The climax of a transfer window can only guarantee two things: unimaginable hype from Sky Sports News and people losing their minds on social media. For some Liverpool fans, the frustration at not securing the services of a new attacking player was all too much.
The hunger for success is undoubted and shared by this writer, but if anyone seriously believes that sustainable success can be bought overnight with one or two big signings, then they are kidding themselves. Let’s get this one out of the way right now, the 2013/14 season was a fantastic, exhilarating and emotional journey for all involved with Liverpool; it was an incredible rollercoaster of some great highs, but ultimately the low of it not yielding a trophy; sadly, it was not sustainable. That may be a statement that divides opinion, but the hell for leather, kamikaze football was not a sustainable blueprint for success. It was amazing to watch at times, but the gung-ho approach relied too heavily on simply outscoring opponents. There was no solid base or defensive foundation, no intricately detailed tactical approach; but a hassle, harry and all-out attack to try and blow the opposition away, led by one of the very best footballers in the world and, to my mind, the best number 9 in the game today. An amiable approach though it was, without the solid foundation and tactical support, like a spectacular firework, it had a short life span.

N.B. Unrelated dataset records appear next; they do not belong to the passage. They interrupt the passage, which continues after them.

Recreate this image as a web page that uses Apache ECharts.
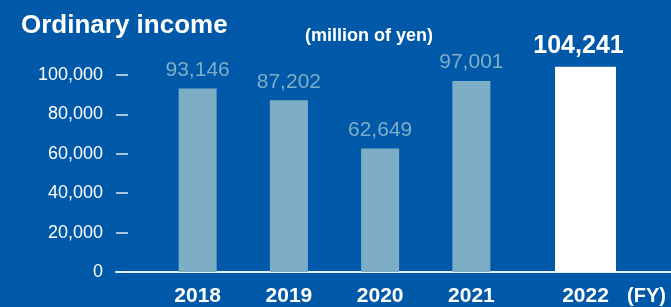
<!DOCTYPE html>
<html>
<head>
<meta charset="utf-8">
<script src="https://cdn.jsdelivr.net/npm/echarts@6/dist/echarts.min.js"></script>
<style>
  html, body { margin: 0; padding: 0; background: #0058a8; }
  #chart { width: 671px; height: 307px; }
</style>
</head>
<body>
<div id="chart"></div>
<script>
const years = ['2018', '2019', '2020', '2021']
const income = [93146, 87202, 62649, 97001]
const latestYear = ['2022']
const latestIncome = [104241]
const yTicks = [0, 20000, 40000, 60000, 80000, 100000]

const font = 'Liberation Sans, Arial, sans-serif'
const fmt = v => v.toLocaleString('en-US')

const myChart = echarts.init(document.getElementById('chart'))
myChart.setOption({
  backgroundColor: '#0058a8',
  animation: false,
  title: [
    {
      text: 'Ordinary income',
      left: 21,
      top: 13,
      padding: 0,
      textStyle: { color: '#fff', fontSize: 26, fontWeight: 'bold', fontFamily: font }
    },
    {
      text: '(million of yen)',
      left: 305,
      top: 27,
      padding: 0,
      textStyle: { color: '#fff', fontSize: 18, fontWeight: 'bold', fontFamily: font }
    },
    {
      text: '(FY)',
      left: 627,
      top: 286,
      padding: 0,
      textStyle: { color: '#fff', fontSize: 20, fontWeight: 'bold', fontFamily: font }
    }
  ],
  grid: [
    // frame: baseline + y ticks
    { left: 116, right: 0, top: 75, bottom: 35 },
    // 2018 - 2021
    { left: 152, width: 365, top: 75, bottom: 35 },
    // 2022
    { left: 500, right: 0, top: 75, bottom: 35 }
  ],
  xAxis: [
    {
      gridIndex: 0,
      type: 'value',
      min: 0,
      max: 1,
      axisLine: { show: true, lineStyle: { color: '#e8eef5', width: 2 } },
      axisTick: { show: false },
      axisLabel: { show: false },
      splitLine: { show: false }
    },
    {
      gridIndex: 1,
      type: 'category',
      data: years,
      axisLine: { show: false },
      axisTick: { show: false },
      axisLabel: { color: '#fff', fontSize: 21, fontWeight: 'bold', fontFamily: font, margin: 14 }
    },
    {
      gridIndex: 2,
      type: 'category',
      data: latestYear,
      axisLine: { show: false },
      axisTick: { show: false },
      axisLabel: { color: '#fff', fontSize: 21, fontWeight: 'bold', fontFamily: font, margin: 14 }
    }
  ],
  yAxis: [
    {
      gridIndex: 0,
      type: 'value',
      min: yTicks[0],
      max: yTicks[yTicks.length - 1],
      interval: yTicks[1] - yTicks[0],
      axisLine: { show: false },
      axisTick: { show: true, inside: true, length: 12, lineStyle: { color: '#dfe7f0', width: 1.5 } },
      axisLabel: {
        color: '#fff',
        fontSize: 18,
        fontFamily: font,
        margin: 13,
        formatter: v => fmt(v)
      },
      splitLine: { show: false }
    },
    { gridIndex: 1, type: 'value', min: 0, max: 100000, show: false },
    { gridIndex: 2, type: 'value', min: 0, max: 100000, show: false }
  ],
  series: [
    {
      name: 'Ordinary income',
      type: 'bar',
      xAxisIndex: 1,
      yAxisIndex: 1,
      barWidth: 38,
      clip: false,
      itemStyle: { color: '#7eaec6' },
      label: {
        show: true,
        position: 'top',
        distance: 8,
        color: '#7eaec6',
        fontSize: 21,
        fontFamily: font,
        formatter: p => fmt(p.value)
      },
      data: income
    },
    {
      name: 'Ordinary income 2022',
      type: 'bar',
      xAxisIndex: 2,
      yAxisIndex: 2,
      barWidth: 61,
      clip: false,
      itemStyle: { color: '#ffffff' },
      label: {
        show: true,
        position: 'top',
        distance: 8,
        offset: [-7, 0],
        color: '#fff',
        fontSize: 25,
        fontWeight: 'bold',
        fontFamily: font,
        formatter: p => fmt(p.value)
      },
      data: latestIncome
    }
  ]
})
</script>
</body>
</html>
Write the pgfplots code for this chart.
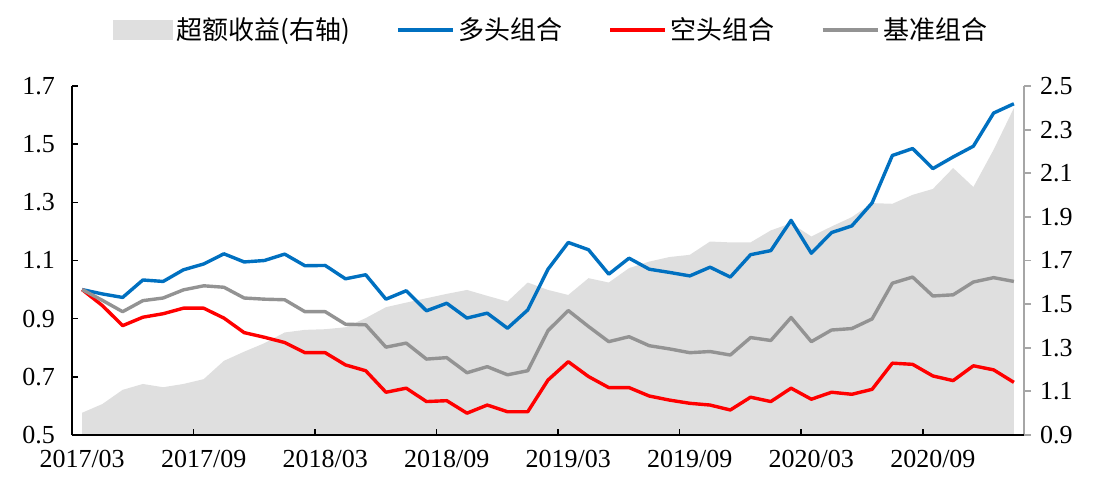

Let’s face facts, Liverpool are simply not going to blow everyone out of the water financially, so properly structured sustainable success is the only way forward. Now, as much as I would personally have liked to see Liverpool go out and sign a new goalkeeper, defensive midfielder and striker in the January Transfer Window, I understand and appreciate that Jürgen Klopp wants to fully evaluate every player at his disposal. He wants to give everyone at the club a fair chance to be a part of the future, to fight for their place, to prove they should be a part of his long term plans, because I believe Klopp is here for just that – the long term. That takes strategic planning, not knee-jerk reactionary shopping sprees. What if there are players who have not impressed previously, but Klopp is able to get more out of and make them a valuable asset? Without fully evaluating every player he has available, how can he put the necessary plans in place and make the right changes, and not just changes for the sake of changes.
Yes, Liverpool made a bid for Shakhtar Donetsk’s Alex Teixeira, but the bid was rejected and Klopp was unwilling to meet Shakhtar’s valuation of the player. To some, this was Liverpool lacking ambition and to many, a source of frustration that Liverpool would not pay what Shakhtar demanded. Personally, I don’t see it as a lack of ambition, more the club and Klopp showing that they will not be bullied in the transfer market and will not be held to ransom. For me, that is a positive to take into the summer. Ask yourself this, if Liverpool had simply paid whatever Shakhtar wanted, what do you think other clubs would do this summer when Liverpool enquire about one of their players?
It’s only right that fans were upset at how the club had its pants pulled down by Southampton and Aston Villa in terms of transfer fees over the past couple of years, but for some of those same people to then be annoyed that the club would not roll over and allow its belly to be tickled by Shakhtar is an odd one. We should be encouraged by their resolve, not infuriated by it. If Klopp likes Alex Teixeira but does not believe he is worth the price being quoted, then I trust his judgement. I’d prefer a manager to have the balls to walk away from a deal, rather than drastically overpay. It shows to me that Klopp has the clubs best interests at heart, to be frugal with deals, rather than spend frivolously. After all, a popular bode of contention is our recent over-paying whilst many other clubs have got better value deals.
This is how that process works; sometimes you miss out on targets because you are unwilling to meet an asking price you believe to be unjustifiably high. You quickly establish a reputation that you are not a pushover or an easy source for extra revenue. That doesn’t mean deals can’t be done, it just means you are smarter at doing them. Missing out on a signing may be disappointing, but it’s not the end of the world. It might even be for the best, in the long term, although that might be tough to accept at times; especially when results are going awry.
It is worth remembering that Liverpool made their biggest signing of the season in October, when they appointed Jürgen Klopp. That was the signing to impact the entire direction and future of the club. So, sit tight, chill your beans and trust Jürgen Klopp, he’s got this.